Maine Equal Justice Partners: TABOR No, Legal Fees Yes

by Crocker on October 8, 2009, 9:00 pm

in Economics, Education, Politics

On Monday, October 5, Maine Equal Justice Partners (MEJP) jumped into the fight against Maine’s taxpayers. Sara Gagne-Holmes, MEJP’s executive director, announced that the organization “is joining the growing group of organizations, businesses, and labor unions against Question 4 by launching an online video series that highlights the potential harm created by TABOR II for families, schools, and our communities.” Her statement, of course, begs the question of the identity of the “organizations” and “businesses” opposing TABOR.

The videos themselves are crudely done and – in our opinion – quite harmless. They begin with a cheap animation and then continue with a Maine teacher and parent reacting in irrational fear to TABOR. They repeat the same untruths presented by Kristi Hargrove, who visited Maine this past week and bashed her home state of Colorado and its TABOR. As I said, pretty thin soup and easy to refute – even for the irrationally fearful.

But just who and what is Maine Equal Justice Partners? MEJP is one of the non-profit groups listing itself on the Maine Can Do Better website and is one of the “control” organizations listed on the EngageMaine site. In fact, MEJP boasts in its annual report that it helped found Maine Can Do Better. Both are fronts for Maine non-profits that largely subsist off $550 million in contracts with the state Department of Health and Human Services.

MEJP describes itself as finding “solutions to poverty and improv[ing] the lives of people with low income in Maine”. MEJP does lobbying, provides litigation services to the poor and trains people “on issues affecting” low income people. That’s nice, you say. Sort of like Pine Tree Legal with a bit of lobbying thrown in.

If that’s what you think, however, you would be wrong. According to MEJP’s website, the organization really only has one client: a coalition called MAIN – the Maine Association of Interdependent Neighborhoods. MEJP links to MAIN and, in fact, owns MAIN’s domain “www.peacebreadjustice.org” – a domain name that must surely raise a few eyebrows.

Just what is MAIN? First, MAIN and MEJP appear to be one and the same – or at least intimately related. As a separate corporation, MAIN was administratively dissolved by the Maine Secretary of State in 2004 and its identity apparently subsumed by MEJP. The MAIN website says that the organization does not have a fixed abode but funnels contacts through MEJP.

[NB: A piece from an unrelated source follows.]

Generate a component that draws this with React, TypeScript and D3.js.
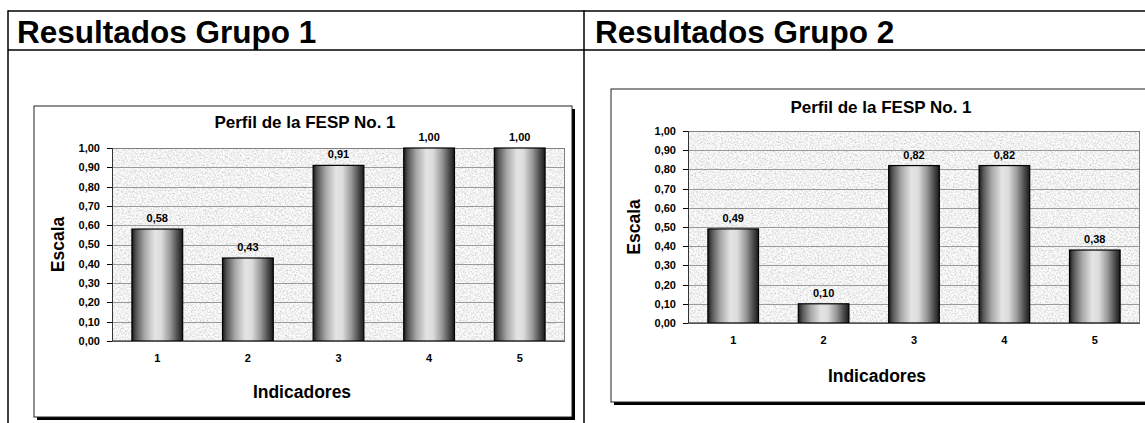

Second – and to put it politely – MAIN is a redistributionist coalition. It subscribes to a radicalized version of the Economic Bill of Rights originally promoted by FDR. The group’s purpose is to seek an ever-larger expansion of the welfare state and helps organize “economic human rights campaigns” in Maine. MAIN also cooperates with direct-action organizations like the “Poor People’s Economic Human Rights Campaign” which, like ACORN, breaks into foreclosed homes to “reclaim” them for their former owners and others.

As for MEJP itself, it’s a 501(c)(3) nonprofit. Its 2007 Form 990 shows income of approximately $750,000.00, one-third of which consists of government grants. Its board of directors seats several lawyers – and here the irony grows thick.

Jerrol Crouter of the Portland law firm of Drummond Woodsum & MacMahon is a director as well as MEJP’s treasurer. It should be noted that Mr. Crouter’s firm has earned millions in legal fees representing Maine school districts, including $108,000 billed to the Portland School District during one three-month period in 2007. If fact, the firm has pretty much captured the Maine market on school district representation.

Does anyone but me find it ironic that an organization attacking TABOR for its supposed detrimental effect on schools should have as its treasurer a lawyer whose firm generates millions in fees from the very same schools?